Dutch data protection authority fines TikTok over privacy failure

Image by amrothman from Pixabay

Popular video app TikTok has been fined 750,000 Euros by the Netherlands’ data protection watchdog for only offering a privacy statement in English, meaning many native Dutch-speaking children would not have been able to understand what it meant.

The country’s’ Data Protection Authority (Autoriteit Persoonsgegevens or DPA) said that the Chinese-owned app had ‘failed to provide an adequate explanation’ of how it collects, processes and uses personal data.

“This is an infringement of privacy legislation, which is based on the principle that people must always be given a clear idea of what is being done with their personal data,” it said in a statement. TikTok is enormously popular with young people in The Netherlands, with around 3.5 million users.

It follows an investigation last year by the authority into concerns over the privacy of children who, under the law, are treated as an ‘especially vulnerable category’. “They are less aware of the consequences of their actions, including the implications of sharing personal data on social media – this is why children are given additional protections under the data protection legislation.”

The DPA says it recognises the changes that TikTok has made, including more control for parents, to keep users safe from those who use it ‘for the wrong reasons’, for example bullying and grooming.

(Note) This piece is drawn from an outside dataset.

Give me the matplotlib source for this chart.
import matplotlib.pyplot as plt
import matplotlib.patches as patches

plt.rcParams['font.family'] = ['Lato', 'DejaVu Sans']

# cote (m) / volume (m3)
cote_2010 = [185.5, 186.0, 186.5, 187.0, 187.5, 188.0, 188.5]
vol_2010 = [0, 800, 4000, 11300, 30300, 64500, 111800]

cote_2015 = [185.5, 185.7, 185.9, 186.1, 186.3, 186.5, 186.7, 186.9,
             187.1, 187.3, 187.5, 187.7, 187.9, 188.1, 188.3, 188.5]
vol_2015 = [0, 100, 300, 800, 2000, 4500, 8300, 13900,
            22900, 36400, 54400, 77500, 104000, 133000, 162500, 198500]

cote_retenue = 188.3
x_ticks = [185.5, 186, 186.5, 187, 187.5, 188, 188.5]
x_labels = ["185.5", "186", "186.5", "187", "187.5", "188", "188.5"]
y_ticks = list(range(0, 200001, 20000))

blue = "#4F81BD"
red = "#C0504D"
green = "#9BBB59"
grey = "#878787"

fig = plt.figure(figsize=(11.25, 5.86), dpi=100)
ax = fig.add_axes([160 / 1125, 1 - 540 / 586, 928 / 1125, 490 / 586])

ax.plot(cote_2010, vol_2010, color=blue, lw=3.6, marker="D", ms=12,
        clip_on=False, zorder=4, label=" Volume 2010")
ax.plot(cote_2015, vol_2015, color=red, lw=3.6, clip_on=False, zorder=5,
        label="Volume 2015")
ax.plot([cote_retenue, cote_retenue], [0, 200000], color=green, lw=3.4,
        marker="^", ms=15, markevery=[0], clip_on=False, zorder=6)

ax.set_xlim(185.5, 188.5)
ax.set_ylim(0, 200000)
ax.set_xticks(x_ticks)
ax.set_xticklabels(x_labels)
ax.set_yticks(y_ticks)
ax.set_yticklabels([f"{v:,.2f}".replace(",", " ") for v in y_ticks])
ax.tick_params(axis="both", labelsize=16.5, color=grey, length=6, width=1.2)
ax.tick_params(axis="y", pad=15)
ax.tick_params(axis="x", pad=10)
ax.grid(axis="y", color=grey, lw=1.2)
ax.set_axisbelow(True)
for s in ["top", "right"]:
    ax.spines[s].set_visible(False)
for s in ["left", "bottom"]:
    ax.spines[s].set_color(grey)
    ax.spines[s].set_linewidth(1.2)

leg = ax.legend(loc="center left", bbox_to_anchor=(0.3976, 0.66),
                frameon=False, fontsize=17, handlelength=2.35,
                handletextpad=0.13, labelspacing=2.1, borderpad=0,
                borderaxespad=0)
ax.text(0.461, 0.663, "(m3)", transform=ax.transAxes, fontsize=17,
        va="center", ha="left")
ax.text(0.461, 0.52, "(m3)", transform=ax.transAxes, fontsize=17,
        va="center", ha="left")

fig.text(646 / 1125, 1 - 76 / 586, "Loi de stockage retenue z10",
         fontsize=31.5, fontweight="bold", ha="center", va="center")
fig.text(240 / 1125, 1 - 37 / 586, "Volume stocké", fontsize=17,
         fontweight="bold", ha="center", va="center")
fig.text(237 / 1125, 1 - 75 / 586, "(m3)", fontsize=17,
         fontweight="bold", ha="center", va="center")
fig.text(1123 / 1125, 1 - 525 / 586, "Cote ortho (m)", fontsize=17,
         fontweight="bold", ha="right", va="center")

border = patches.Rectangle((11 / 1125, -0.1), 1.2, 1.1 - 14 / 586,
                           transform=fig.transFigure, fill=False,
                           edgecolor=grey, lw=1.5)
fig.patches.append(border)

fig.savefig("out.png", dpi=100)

But one remaining issue, it added, is that children can still pretend to be older by putting a different age when creating an account, and in doing so putting themselves at greater risk.

‘Children re less aware of the consequences of their actions’

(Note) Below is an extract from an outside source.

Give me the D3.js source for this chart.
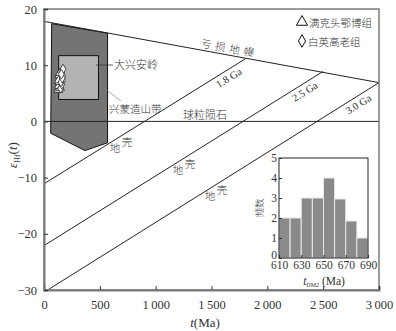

“Parents now also have more control over their child’s account,” said the DPA. They can manage their child’s privacy settings through their own account and the ‘Family Pairing’ feature.

Monique Verdier, Deputy Chair of the DPA, said: “We’re happy that parents can now control the privacy settings of their children’s account from their own phone. Despite these changes, we would encourage parents to talk regularly with their children about what they do online. Take an interest in the videos they make and talk with them about the way they and other users respond to each other on TikTok.”

Click here for the full text of the DPA’s decision.

TikTok, which is owned by Chinese media company Bytedance, has lodged an objection to the fine.